• **Dataset entries**
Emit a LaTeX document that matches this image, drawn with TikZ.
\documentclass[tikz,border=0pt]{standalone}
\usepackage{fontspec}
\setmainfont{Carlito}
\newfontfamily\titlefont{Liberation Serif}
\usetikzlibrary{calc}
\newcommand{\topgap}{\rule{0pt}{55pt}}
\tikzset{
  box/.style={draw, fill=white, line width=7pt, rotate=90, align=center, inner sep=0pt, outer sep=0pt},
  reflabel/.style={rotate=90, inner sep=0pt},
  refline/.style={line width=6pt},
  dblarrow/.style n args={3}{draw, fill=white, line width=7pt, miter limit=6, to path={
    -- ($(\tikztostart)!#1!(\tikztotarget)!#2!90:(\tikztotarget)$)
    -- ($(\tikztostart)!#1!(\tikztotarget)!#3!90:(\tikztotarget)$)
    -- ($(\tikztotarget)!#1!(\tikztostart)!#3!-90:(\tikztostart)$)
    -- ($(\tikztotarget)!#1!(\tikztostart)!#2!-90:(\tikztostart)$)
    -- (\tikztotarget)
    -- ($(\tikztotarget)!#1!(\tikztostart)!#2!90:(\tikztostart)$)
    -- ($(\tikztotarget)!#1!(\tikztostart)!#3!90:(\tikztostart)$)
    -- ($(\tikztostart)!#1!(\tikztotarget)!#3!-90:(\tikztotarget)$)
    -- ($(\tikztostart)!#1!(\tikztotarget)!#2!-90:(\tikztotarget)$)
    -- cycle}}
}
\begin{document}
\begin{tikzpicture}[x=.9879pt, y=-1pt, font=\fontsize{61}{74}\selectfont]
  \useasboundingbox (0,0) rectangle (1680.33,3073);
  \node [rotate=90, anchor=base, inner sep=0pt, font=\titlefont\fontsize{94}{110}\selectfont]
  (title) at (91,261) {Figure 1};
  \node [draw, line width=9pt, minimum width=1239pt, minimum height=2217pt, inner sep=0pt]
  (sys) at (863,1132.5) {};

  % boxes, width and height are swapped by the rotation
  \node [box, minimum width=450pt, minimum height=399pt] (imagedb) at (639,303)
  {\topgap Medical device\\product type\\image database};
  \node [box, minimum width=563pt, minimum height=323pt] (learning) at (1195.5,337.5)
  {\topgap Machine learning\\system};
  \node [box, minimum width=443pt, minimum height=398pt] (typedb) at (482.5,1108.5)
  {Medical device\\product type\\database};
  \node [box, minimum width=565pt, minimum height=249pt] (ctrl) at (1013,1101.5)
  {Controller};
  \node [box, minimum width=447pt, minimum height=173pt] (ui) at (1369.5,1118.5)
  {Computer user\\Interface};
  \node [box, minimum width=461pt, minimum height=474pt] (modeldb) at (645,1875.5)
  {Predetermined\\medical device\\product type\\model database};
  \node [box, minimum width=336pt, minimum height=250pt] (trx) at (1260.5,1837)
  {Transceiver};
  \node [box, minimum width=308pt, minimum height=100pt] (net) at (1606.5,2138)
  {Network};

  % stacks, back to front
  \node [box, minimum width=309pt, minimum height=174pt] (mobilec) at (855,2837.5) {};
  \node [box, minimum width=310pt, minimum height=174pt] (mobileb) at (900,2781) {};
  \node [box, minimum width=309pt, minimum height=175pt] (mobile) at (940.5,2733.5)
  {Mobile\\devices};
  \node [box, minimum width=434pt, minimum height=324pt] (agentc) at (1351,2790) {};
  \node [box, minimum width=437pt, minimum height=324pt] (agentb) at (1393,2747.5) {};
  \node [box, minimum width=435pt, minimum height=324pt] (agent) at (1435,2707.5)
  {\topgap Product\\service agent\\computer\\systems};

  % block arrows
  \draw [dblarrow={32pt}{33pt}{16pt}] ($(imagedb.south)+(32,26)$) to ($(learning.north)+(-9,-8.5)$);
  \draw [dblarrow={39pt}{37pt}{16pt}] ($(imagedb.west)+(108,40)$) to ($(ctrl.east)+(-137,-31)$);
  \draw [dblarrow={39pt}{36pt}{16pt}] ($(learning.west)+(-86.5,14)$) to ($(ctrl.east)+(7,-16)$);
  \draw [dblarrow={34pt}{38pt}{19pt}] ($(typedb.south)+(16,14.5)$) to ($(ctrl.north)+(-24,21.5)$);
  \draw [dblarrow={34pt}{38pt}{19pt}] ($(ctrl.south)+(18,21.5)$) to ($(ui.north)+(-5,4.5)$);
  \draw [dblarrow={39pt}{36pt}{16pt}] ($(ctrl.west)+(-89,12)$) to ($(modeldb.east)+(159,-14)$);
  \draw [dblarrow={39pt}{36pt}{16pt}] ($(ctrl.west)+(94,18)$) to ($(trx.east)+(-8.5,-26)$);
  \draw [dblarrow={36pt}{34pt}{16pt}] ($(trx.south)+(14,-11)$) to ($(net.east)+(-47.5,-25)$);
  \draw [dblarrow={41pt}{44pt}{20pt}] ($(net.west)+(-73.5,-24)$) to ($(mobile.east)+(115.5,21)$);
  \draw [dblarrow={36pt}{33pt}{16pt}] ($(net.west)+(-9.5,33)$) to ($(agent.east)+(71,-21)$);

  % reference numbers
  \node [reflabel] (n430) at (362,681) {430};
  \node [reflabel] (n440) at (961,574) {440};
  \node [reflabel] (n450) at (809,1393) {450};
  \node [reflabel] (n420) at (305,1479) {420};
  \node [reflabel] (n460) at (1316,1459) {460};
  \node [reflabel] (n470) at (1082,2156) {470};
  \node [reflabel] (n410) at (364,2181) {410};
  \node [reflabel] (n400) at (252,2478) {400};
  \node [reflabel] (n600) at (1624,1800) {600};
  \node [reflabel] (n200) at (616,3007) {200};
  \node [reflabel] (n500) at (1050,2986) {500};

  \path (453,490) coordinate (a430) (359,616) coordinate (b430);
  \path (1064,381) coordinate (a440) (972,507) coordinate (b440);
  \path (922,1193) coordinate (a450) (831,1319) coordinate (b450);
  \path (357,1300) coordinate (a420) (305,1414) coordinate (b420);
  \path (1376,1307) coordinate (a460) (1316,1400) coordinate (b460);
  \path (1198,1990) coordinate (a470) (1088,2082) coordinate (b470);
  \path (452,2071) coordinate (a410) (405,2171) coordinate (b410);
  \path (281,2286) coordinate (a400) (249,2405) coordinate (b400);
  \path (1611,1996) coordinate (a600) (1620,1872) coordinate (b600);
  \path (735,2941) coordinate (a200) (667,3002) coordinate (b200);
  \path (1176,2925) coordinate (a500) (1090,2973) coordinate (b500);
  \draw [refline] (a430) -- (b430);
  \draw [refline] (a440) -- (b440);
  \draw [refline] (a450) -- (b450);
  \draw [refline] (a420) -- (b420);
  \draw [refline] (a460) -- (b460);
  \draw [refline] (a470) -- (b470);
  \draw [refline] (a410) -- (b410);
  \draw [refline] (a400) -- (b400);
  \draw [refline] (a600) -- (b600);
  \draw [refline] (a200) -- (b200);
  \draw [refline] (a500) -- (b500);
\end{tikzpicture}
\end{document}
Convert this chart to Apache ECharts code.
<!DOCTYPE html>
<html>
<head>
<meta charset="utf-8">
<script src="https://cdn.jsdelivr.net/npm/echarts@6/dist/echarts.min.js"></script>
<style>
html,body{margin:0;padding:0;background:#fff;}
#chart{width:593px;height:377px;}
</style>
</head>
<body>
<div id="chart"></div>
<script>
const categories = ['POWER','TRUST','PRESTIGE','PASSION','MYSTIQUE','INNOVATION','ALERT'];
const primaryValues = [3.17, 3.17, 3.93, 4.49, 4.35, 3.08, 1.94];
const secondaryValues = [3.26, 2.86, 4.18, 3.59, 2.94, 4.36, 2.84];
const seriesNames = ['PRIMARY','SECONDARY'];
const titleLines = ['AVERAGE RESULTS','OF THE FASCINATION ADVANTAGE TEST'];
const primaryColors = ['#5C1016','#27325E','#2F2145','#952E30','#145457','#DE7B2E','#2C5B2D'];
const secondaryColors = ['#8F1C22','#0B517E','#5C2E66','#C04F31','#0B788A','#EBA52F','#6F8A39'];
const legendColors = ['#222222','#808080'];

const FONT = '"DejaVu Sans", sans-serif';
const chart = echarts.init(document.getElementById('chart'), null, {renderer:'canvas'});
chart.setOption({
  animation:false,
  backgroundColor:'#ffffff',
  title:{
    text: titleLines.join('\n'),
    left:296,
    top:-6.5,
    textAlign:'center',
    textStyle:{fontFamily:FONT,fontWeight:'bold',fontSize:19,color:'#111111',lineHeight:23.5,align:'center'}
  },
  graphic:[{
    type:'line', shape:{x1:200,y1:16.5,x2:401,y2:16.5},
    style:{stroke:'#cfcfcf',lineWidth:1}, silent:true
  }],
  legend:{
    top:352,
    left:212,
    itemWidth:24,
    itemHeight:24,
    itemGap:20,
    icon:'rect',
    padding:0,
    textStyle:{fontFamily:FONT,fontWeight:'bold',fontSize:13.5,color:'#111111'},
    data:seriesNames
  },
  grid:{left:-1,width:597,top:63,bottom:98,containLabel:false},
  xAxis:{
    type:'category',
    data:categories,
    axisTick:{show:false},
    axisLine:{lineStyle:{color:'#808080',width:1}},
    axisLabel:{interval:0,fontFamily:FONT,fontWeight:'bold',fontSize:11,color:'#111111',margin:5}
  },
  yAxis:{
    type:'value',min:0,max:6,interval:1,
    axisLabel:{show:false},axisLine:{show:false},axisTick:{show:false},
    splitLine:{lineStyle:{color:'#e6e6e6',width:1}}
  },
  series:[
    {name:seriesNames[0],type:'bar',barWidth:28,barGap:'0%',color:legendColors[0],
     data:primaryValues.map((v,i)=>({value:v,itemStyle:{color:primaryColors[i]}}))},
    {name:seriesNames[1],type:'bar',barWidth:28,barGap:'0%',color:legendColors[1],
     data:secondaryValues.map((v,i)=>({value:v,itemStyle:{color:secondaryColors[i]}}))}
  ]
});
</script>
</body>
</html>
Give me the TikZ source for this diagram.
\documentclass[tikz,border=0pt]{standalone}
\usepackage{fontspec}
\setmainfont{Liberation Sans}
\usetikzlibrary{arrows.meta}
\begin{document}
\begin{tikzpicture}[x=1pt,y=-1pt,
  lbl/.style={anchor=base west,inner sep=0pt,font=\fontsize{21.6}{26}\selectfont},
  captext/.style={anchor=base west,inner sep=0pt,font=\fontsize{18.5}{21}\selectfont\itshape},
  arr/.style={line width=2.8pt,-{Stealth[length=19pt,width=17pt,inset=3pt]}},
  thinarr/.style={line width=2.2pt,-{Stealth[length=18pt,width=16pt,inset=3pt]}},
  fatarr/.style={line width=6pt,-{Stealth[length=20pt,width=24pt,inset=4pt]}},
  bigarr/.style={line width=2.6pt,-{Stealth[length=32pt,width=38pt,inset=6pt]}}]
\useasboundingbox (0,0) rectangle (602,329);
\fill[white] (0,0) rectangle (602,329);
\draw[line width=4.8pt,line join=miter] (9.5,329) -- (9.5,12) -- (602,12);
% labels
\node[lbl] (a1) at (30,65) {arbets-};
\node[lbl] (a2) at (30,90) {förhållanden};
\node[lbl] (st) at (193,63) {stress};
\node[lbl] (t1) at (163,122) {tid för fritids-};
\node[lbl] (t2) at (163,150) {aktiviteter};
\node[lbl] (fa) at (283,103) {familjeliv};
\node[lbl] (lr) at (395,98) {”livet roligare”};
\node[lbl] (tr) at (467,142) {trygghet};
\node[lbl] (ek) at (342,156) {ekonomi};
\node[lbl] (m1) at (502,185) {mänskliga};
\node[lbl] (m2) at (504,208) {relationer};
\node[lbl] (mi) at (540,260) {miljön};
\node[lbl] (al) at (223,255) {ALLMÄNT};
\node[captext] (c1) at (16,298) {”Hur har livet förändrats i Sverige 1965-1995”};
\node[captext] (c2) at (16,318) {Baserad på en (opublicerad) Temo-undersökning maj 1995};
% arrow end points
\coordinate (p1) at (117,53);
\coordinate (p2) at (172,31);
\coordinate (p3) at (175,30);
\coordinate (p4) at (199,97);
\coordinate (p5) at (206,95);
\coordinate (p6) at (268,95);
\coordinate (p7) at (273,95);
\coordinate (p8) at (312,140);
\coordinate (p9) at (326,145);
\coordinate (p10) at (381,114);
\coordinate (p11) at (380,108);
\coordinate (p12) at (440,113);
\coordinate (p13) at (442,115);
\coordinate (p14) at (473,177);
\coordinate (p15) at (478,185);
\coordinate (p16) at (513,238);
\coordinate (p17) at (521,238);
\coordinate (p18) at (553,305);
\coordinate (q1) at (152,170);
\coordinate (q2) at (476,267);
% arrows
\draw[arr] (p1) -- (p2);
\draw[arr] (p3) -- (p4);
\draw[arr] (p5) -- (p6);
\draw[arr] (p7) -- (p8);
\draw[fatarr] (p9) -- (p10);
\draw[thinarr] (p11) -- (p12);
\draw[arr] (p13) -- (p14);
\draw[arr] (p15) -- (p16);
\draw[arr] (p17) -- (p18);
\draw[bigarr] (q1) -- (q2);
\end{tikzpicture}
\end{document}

• **Your task**
Identify the lines that contain the string "this", and copy every one of them.

• **Task result**
Emit a LaTeX document that matches this image, drawn with TikZ.
Convert this chart to Apache ECharts code.
Give me the TikZ source for this diagram.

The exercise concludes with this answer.